## [SHORT EXERCISE]
Set down the full listing exactly as given. Any pictures are to be left out.

## [DATASET EXCERPT]
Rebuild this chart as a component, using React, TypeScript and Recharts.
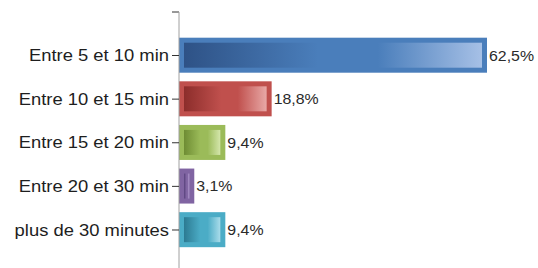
import React from 'react';
import { BarChart, Bar, XAxis, YAxis, LabelList, Customized } from 'recharts';

const categories = [
  'Entre 5 et 10 min',
  'Entre 10 et 15 min',
  'Entre 15 et 20 min',
  'Entre 20 et 30 min',
  'plus de 30 minutes',
];
const percents = [62.5, 18.8, 9.4, 3.1, 9.4];

// base / dark / light for each bar
const baseColors = ['#4a7ebb', '#c0504d', '#9bbb59', '#8064a2', '#4bacc6'];
const darkColors = ['#2e5286', '#8c2d2b', '#6e8c33', '#58427c', '#2c7a92'];
const lightColors = ['#a6c0e6', '#e8a8a6', '#d4e6ab', '#b9a3d6', '#a9dcea'];

const chartData = categories.map((name, i) => ({ name, value: percents[i] }));

const FONT = '"Liberation Sans", Arial, sans-serif';
const MARGIN = { top: 12, right: 51, bottom: 0, left: 0 };
const AXIS_W = 179;

const GlossBar = (props: any) => {
  const { x, y, width, height, index } = props;
  const inset = 5;
  const iw = Math.max(width - inset * 2, 0);
  return (
    <g>
      <rect x={x} y={y} width={width} height={height} fill={baseColors[index]} />
      {iw > 0 && (
        <rect
          x={x + inset}
          y={y + inset}
          width={iw}
          height={height - inset * 2}
          fill={`url(#grad${index})`}
        />
      )}
    </g>
  );
};

// the source picture looks horizontally stretched, so widen the text a bit
const CategoryTick = ({ x, y, payload }: any) => (
  <g transform={`translate(${x},${y})`}>
    <text
      x={0}
      y={0}
      dy="0.355em"
      textAnchor="end"
      transform="scale(1.15,1)"
      fill="#1e1e1e"
      fontSize={16}
      fontFamily={FONT}
    >
      {payload.value}
    </text>
  </g>
);

const PercentLabel = ({ x, y, width, height, value }: any) => (
  <g transform={`translate(${x + width + 2},${y + height / 2})`}>
    <text x={0} y={0} dy="0.355em" transform="scale(1.06,1)" fill="#2a2a2a" fontSize={15} fontFamily={FONT}>
      {`${Number(value).toFixed(1).replace('.', ',')}%`}
    </text>
  </g>
);

const TopTick = () => (
  <line x1={AXIS_W - 7} x2={AXIS_W} y1={MARGIN.top} y2={MARGIN.top} stroke="#333" />
);

export default function App() {
  return (
    <div style={{ position: 'absolute', left: 0, top: 0, background: '#fff' }}>
      <BarChart
        width={538}
        height={268}
        data={chartData}
        layout="vertical"
        margin={MARGIN}
        barSize={35}
      >
        <defs>
          {baseColors.map((c, i) => (
            <linearGradient key={i} id={`grad${i}`} x1="0" y1="0" x2="1" y2="0">
              <stop offset="0%" stopColor={darkColors[i]} />
              <stop offset="45%" stopColor={c} />
              <stop offset="65%" stopColor={c} />
              <stop offset="100%" stopColor={lightColors[i]} />
            </linearGradient>
          ))}
        </defs>
        <XAxis type="number" hide domain={[0, 62.5]} />
        <YAxis
          type="category"
          dataKey="name"
          width={AXIS_W}
          tickSize={7}
          tickMargin={3}
          padding={{ top: 21.7, bottom: 16.2 }}
          axisLine={{ stroke: '#a0a0a0' }}
          tickLine={{ stroke: '#333' }}
          tick={<CategoryTick />}
          interval={0}
        />
        <Customized component={<TopTick />} />
        <Bar dataKey="value" shape={<GlossBar />} isAnimationActive={false}>
          <LabelList dataKey="value" content={<PercentLabel />} />
        </Bar>
      </BarChart>
    </div>
  );
}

## [OUTPUT FOR THIS EXERCISE]
Rebuild this chart as a component, using React, TypeScript and Recharts.
import React from 'react';
import { BarChart, Bar, XAxis, YAxis, LabelList, Customized } from 'recharts';

const categories = [
  'Entre 5 et 10 min',
  'Entre 10 et 15 min',
  'Entre 15 et 20 min',
  'Entre 20 et 30 min',
  'plus de 30 minutes',
];
const percents = [62.5, 18.8, 9.4, 3.1, 9.4];

// base / dark / light for each bar
const baseColors = ['#4a7ebb', '#c0504d', '#9bbb59', '#8064a2', '#4bacc6'];
const darkColors = ['#2e5286', '#8c2d2b', '#6e8c33', '#58427c', '#2c7a92'];
const lightColors = ['#a6c0e6', '#e8a8a6', '#d4e6ab', '#b9a3d6', '#a9dcea'];

const chartData = categories.map((name, i) => ({ name, value: percents[i] }));

const FONT = '"Liberation Sans", Arial, sans-serif';
const MARGIN = { top: 12, right: 51, bottom: 0, left: 0 };
const AXIS_W = 179;

const GlossBar = (props: any) => {
  const { x, y, width, height, index } = props;
  const inset = 5;
  const iw = Math.max(width - inset * 2, 0);
  return (
    <g>
      <rect x={x} y={y} width={width} height={height} fill={baseColors[index]} />
      {iw > 0 && (
        <rect
          x={x + inset}
          y={y + inset}
          width={iw}
          height={height - inset * 2}
          fill={`url(#grad${index})`}
        />
      )}
    </g>
  );
};

// the source picture looks horizontally stretched, so widen the text a bit
const CategoryTick = ({ x, y, payload }: any) => (
  <g transform={`translate(${x},${y})`}>
    <text
      x={0}
      y={0}
      dy="0.355em"
      textAnchor="end"
      transform="scale(1.15,1)"
      fill="#1e1e1e"
      fontSize={16}
      fontFamily={FONT}
    >
      {payload.value}
    </text>
  </g>
);

const PercentLabel = ({ x, y, width, height, value }: any) => (
  <g transform={`translate(${x + width + 2},${y + height / 2})`}>
    <text x={0} y={0} dy="0.355em" transform="scale(1.06,1)" fill="#2a2a2a" fontSize={15} fontFamily={FONT}>
      {`${Number(value).toFixed(1).replace('.', ',')}%`}
    </text>
  </g>
);

const TopTick = () => (
  <line x1={AXIS_W - 7} x2={AXIS_W} y1={MARGIN.top} y2={MARGIN.top} stroke="#333" />
);

export default function App() {
  return (
    <div style={{ position: 'absolute', left: 0, top: 0, background: '#fff' }}>
      <BarChart
        width={538}
        height={268}
        data={chartData}
        layout="vertical"
        margin={MARGIN}
        barSize={35}
      >
        <defs>
          {baseColors.map((c, i) => (
            <linearGradient key={i} id={`grad${i}`} x1="0" y1="0" x2="1" y2="0">
              <stop offset="0%" stopColor={darkColors[i]} />
              <stop offset="45%" stopColor={c} />
              <stop offset="65%" stopColor={c} />
              <stop offset="100%" stopColor={lightColors[i]} />
            </linearGradient>
          ))}
        </defs>
        <XAxis type="number" hide domain={[0, 62.5]} />
        <YAxis
          type="category"
          dataKey="name"
          width={AXIS_W}
          tickSize={7}
          tickMargin={3}
          padding={{ top: 21.7, bottom: 16.2 }}
          axisLine={{ stroke: '#a0a0a0' }}
          tickLine={{ stroke: '#333' }}
          tick={<CategoryTick />}
          interval={0}
        />
        <Customized component={<TopTick />} />
        <Bar dataKey="value" shape={<GlossBar />} isAnimationActive={false}>
          <LabelList dataKey="value" content={<PercentLabel />} />
        </Bar>
      </BarChart>
    </div>
  );
}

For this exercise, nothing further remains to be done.